**PROBLEM STATEMENT**
Among the lines of the listing below, retype exactly those from the one containing "What D3.js code" through the one containing "var shadeRange = [12, 20];", both included. Do not include pictures.

Records from a data collection
===
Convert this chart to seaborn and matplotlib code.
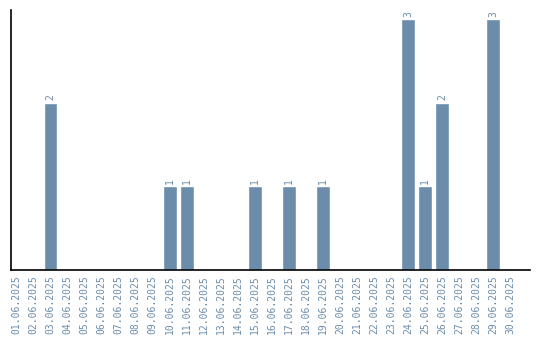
import matplotlib
matplotlib.use("Agg")
import matplotlib.pyplot as plt
import seaborn as sns
import pandas as pd

dates = [f"{d:02d}.06.2025" for d in range(1, 31)]
counts = [0, 0, 2, 0, 0, 0, 0, 0, 0, 1, 1, 0, 0, 0, 1, 0, 1, 0, 1, 0, 0, 0, 0, 3, 1, 2, 0, 0, 3, 0]

df = pd.DataFrame({"date": dates, "count": counts})
color = "#6b8cab"

sns.set_style("white")
fig = plt.figure(figsize=(5.4, 3.4), dpi=100)
ax = fig.add_axes([11/540, 70/340, 519/540, 260/340])
sns.barplot(data=df, x="date", y="count", color=color, width=0.82, saturation=1, ax=ax)
ax.set_xlim(-0.32, 30.17)
ax.set_ylim(0, 3.11)
ax.set_xlabel("")
ax.set_ylabel("")
ax.set_yticks([])
ax.tick_params(axis="x", length=0, pad=4, labelsize=7, labelcolor=color, rotation=90)
for lab in ax.get_xticklabels():
    lab.set_fontfamily("DejaVu Sans Mono")
for s in ["top", "right"]:
    ax.spines[s].set_visible(False)
for s in ["left", "bottom"]:
    ax.spines[s].set_color("black")
    ax.spines[s].set_linewidth(1.2)
for i, v in enumerate(counts):
    if v > 0:
        ax.text(i, v + 0.03, str(v), rotation=90, ha="center", va="bottom",
                fontsize=7, color=color, family="DejaVu Sans Mono")
fig.savefig("out.png", dpi=100)
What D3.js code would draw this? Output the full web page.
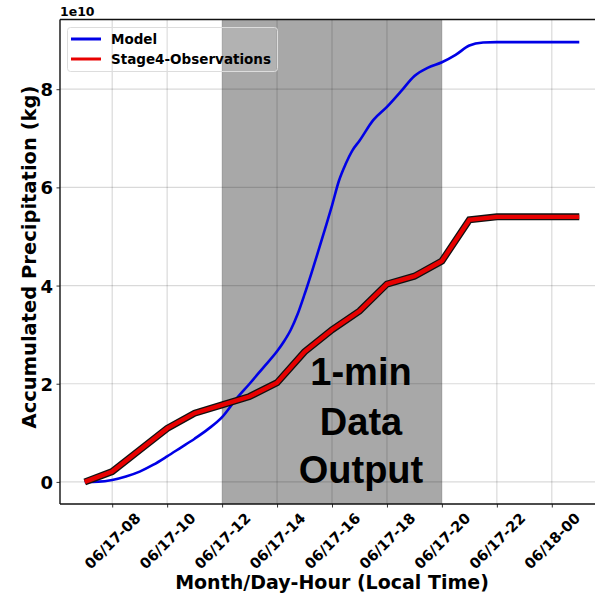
<!DOCTYPE html>
<html>
<head>
<meta charset="utf-8">
<script src="https://cdn.jsdelivr.net/npm/d3@7"></script>
<style>
  body { margin: 0; background: #fff; }
  svg { display: block; }
</style>
</head>
<body>
<div id="chart"></div>
<script>
// observed accumulated precipitation, hourly (units of 1e10 kg)
var obsHours = [7, 8, 9, 10, 11, 12, 13, 14, 15, 16, 17, 18, 19, 20, 21, 22, 23, 24, 25];
var obsValues = [0, 0.21, 0.65, 1.09, 1.40, 1.57, 1.74, 2.02, 2.65, 3.10, 3.48, 4.03, 4.19, 4.50, 5.34, 5.40, 5.40, 5.40, 5.40];

// model accumulated precipitation (units of 1e10 kg)
var modelHours = [7, 7.5, 8, 8.5, 9, 9.5, 10, 10.5, 11, 11.5, 12, 12.5, 13, 13.5, 14, 14.25, 14.5, 14.75,
  15, 15.25, 15.5, 15.75, 16, 16.25, 16.5, 16.75, 17, 17.5, 18, 18.5, 19, 19.5, 20, 20.5, 21, 21.5, 22, 23, 24, 25];
var modelValues = [0, 0.005, 0.04, 0.11, 0.21, 0.35, 0.52, 0.70, 0.88, 1.08, 1.32, 1.68, 2.00, 2.33, 2.66, 2.86, 3.10, 3.42,
  3.82, 4.25, 4.70, 5.16, 5.63, 6.13, 6.48, 6.76, 6.95, 7.37, 7.64, 7.95, 8.27, 8.44, 8.55, 8.70, 8.89, 8.95, 8.96, 8.96, 8.96, 8.96];

var xTicks = [8, 10, 12, 14, 16, 18, 20, 22, 24];
var xTickLabels = ["06/17-08", "06/17-10", "06/17-12", "06/17-14", "06/17-16", "06/17-18", "06/17-20", "06/17-22", "06/18-00"];
var yTicks = [0, 2, 4, 6, 8];
var shadeRange = [12, 20];

var W = 595, H = 598;
var pL = 60, pT = 19.5, pR = 604, pB = 504;
var bold = "'DejaVu Sans', sans-serif";

var svg = d3.select("#chart").append("svg")
  .attr("width", W).attr("height", H);

var x = d3.scaleLinear().domain([6.1, 25.9]).range([pL, pR]);
var y = d3.scaleLinear().domain([-0.45, 9.42]).range([pB, pT]);

// shaded 1-min output window
svg.append("rect")
  .attr("x", x(shadeRange[0])).attr("y", pT)
  .attr("width", x(shadeRange[1]) - x(shadeRange[0]))
  .attr("height", pB - pT)
  .attr("fill", "#a8a8a8");

// grid
var grid = svg.append("g").attr("stroke", "#000").attr("stroke-opacity", 0.15).attr("stroke-width", 1.2);
grid.selectAll(".gx").data(xTicks).enter().append("line")
  .attr("x1", d => x(d)).attr("x2", d => x(d)).attr("y1", pT).attr("y2", pB);
grid.selectAll(".gy").data(yTicks).enter().append("line")
  .attr("x1", pL).attr("x2", pR).attr("y1", d => y(d)).attr("y2", d => y(d));

// big annotation text
var note = svg.append("text")
  .attr("text-anchor", "middle")
  .attr("font-family", "'Liberation Sans', Arial, sans-serif")
  .attr("font-weight", "bold")
  .attr("font-size", 38)
  .attr("fill", "#000");
[["1-min", 385], ["Data", 435], ["Output", 483]].forEach(function (t) {
  note.append("tspan").attr("x", 361).attr("y", t[1]).text(t[0]);
});

// lines
var obs = obsHours.map((h, i) => [h, obsValues[i]]);
var model = modelHours.map((h, i) => [h, modelValues[i]]);

var lineObs = d3.line().x(d => x(d[0])).y(d => y(d[1]));
var lineModel = d3.line().x(d => x(d[0])).y(d => y(d[1])).curve(d3.curveMonotoneX);

svg.append("path").datum(model)
  .attr("d", lineModel).attr("fill", "none")
  .attr("stroke", "#0000e6").attr("stroke-width", 2.6);

svg.append("path").datum(obs)
  .attr("d", lineObs).attr("fill", "none")
  .attr("stroke", "#111").attr("stroke-width", 7).attr("stroke-linejoin", "miter");
svg.append("path").datum(obs)
  .attr("d", lineObs).attr("fill", "none")
  .attr("stroke", "#e80000").attr("stroke-width", 4.4).attr("stroke-linejoin", "miter");

// axes
var xAxis = svg.append("g")
  .attr("transform", "translate(0," + pB + ")")
  .call(d3.axisBottom(x).tickValues(xTicks).tickFormat((d, i) => xTickLabels[i]).tickSizeOuter(0).tickSize(3.5));
xAxis.select(".domain").remove();
xAxis.selectAll(".tick line").attr("stroke", "#333").attr("stroke-width", 1);
xAxis.selectAll(".tick text")
  .attr("x", 0).attr("y", 0).attr("dy", null)
  .attr("transform", "translate(0,37) rotate(-45)")
  .attr("text-anchor", "middle")
  .attr("dominant-baseline", "central")
  .attr("font-family", bold).attr("font-weight", "bold").attr("font-size", 14.5).attr("fill", "#000");

var yAxis = svg.append("g")
  .attr("transform", "translate(" + pL + ",0)")
  .call(d3.axisLeft(y).tickValues(yTicks).tickFormat(d3.format("d")).tickSizeOuter(0).tickSize(3.5));
yAxis.select(".domain").remove();
yAxis.selectAll(".tick line").attr("stroke", "#333").attr("stroke-width", 1);
yAxis.selectAll(".tick text")
  .attr("x", -7).attr("dy", "0.36em")
  .attr("font-family", bold).attr("font-weight", "bold").attr("font-size", 18).attr("fill", "#000");

// spines
var spine = svg.append("g").attr("stroke", "#111").attr("stroke-width", 1.4).attr("fill", "none");
spine.append("line").attr("x1", pL).attr("x2", pL).attr("y1", pT).attr("y2", pB);
spine.append("line").attr("x1", pL).attr("x2", pR).attr("y1", pB).attr("y2", pB);
spine.append("line").attr("x1", pL).attr("x2", pR).attr("y1", pT).attr("y2", pT);

// offset text
svg.append("text").attr("x", pL).attr("y", 16)
  .attr("font-family", bold).attr("font-weight", "bold").attr("font-size", 12.5).text("1e10");

// axis labels
svg.append("text")
  .attr("x", 332).attr("y", 589)
  .attr("text-anchor", "middle")
  .attr("font-family", bold).attr("font-weight", "bold").attr("font-size", 19)
  .text("Month/Day-Hour (Local Time)");

svg.append("text")
  .attr("transform", "translate(29,257) rotate(-90)")
  .attr("text-anchor", "middle")
  .attr("dominant-baseline", "central")
  .attr("font-family", bold).attr("font-weight", "bold").attr("font-size", 19.5)
  .text("Accumulated Precipitation (kg)");

// legend
var legend = svg.append("g");
legend.append("rect")
  .attr("x", 67.5).attr("y", 27.5).attr("width", 210).attr("height", 44).attr("rx", 3)
  .attr("fill", "#fff").attr("fill-opacity", 0.12)
  .attr("stroke", "#ddd").attr("stroke-width", 1);
var legendItems = [["Model", "#0000e6"], ["Stage4-Observations", "#e80000"]];
legendItems.forEach(function (d, i) {
  var ly = 39 + i * 20;
  legend.append("line").attr("x1", 71).attr("x2", 101).attr("y1", ly).attr("y2", ly)
    .attr("stroke", d[1]).attr("stroke-width", 3);
  legend.append("text").attr("x", 111).attr("y", ly + 5)
    .attr("font-family", bold).attr("font-weight", "bold").attr("font-size", 13.5).text(d[0]);
});
</script>
</body>
</html>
===
**RESULT OF THIS EXERCISE**
What D3.js code would draw this? Output the full web page.
<!DOCTYPE html>
<html>
<head>
<meta charset="utf-8">
<script src="https://cdn.jsdelivr.net/npm/d3@7"></script>
<style>
  body { margin: 0; background: #fff; }
  svg { display: block; }
</style>
</head>
<body>
<div id="chart"></div>
<script>
// observed accumulated precipitation, hourly (units of 1e10 kg)
var obsHours = [7, 8, 9, 10, 11, 12, 13, 14, 15, 16, 17, 18, 19, 20, 21, 22, 23, 24, 25];
var obsValues = [0, 0.21, 0.65, 1.09, 1.40, 1.57, 1.74, 2.02, 2.65, 3.10, 3.48, 4.03, 4.19, 4.50, 5.34, 5.40, 5.40, 5.40, 5.40];

// model accumulated precipitation (units of 1e10 kg)
var modelHours = [7, 7.5, 8, 8.5, 9, 9.5, 10, 10.5, 11, 11.5, 12, 12.5, 13, 13.5, 14, 14.25, 14.5, 14.75,
  15, 15.25, 15.5, 15.75, 16, 16.25, 16.5, 16.75, 17, 17.5, 18, 18.5, 19, 19.5, 20, 20.5, 21, 21.5, 22, 23, 24, 25];
var modelValues = [0, 0.005, 0.04, 0.11, 0.21, 0.35, 0.52, 0.70, 0.88, 1.08, 1.32, 1.68, 2.00, 2.33, 2.66, 2.86, 3.10, 3.42,
  3.82, 4.25, 4.70, 5.16, 5.63, 6.13, 6.48, 6.76, 6.95, 7.37, 7.64, 7.95, 8.27, 8.44, 8.55, 8.70, 8.89, 8.95, 8.96, 8.96, 8.96, 8.96];

var xTicks = [8, 10, 12, 14, 16, 18, 20, 22, 24];
var xTickLabels = ["06/17-08", "06/17-10", "06/17-12", "06/17-14", "06/17-16", "06/17-18", "06/17-20", "06/17-22", "06/18-00"];
var yTicks = [0, 2, 4, 6, 8];
var shadeRange = [12, 20];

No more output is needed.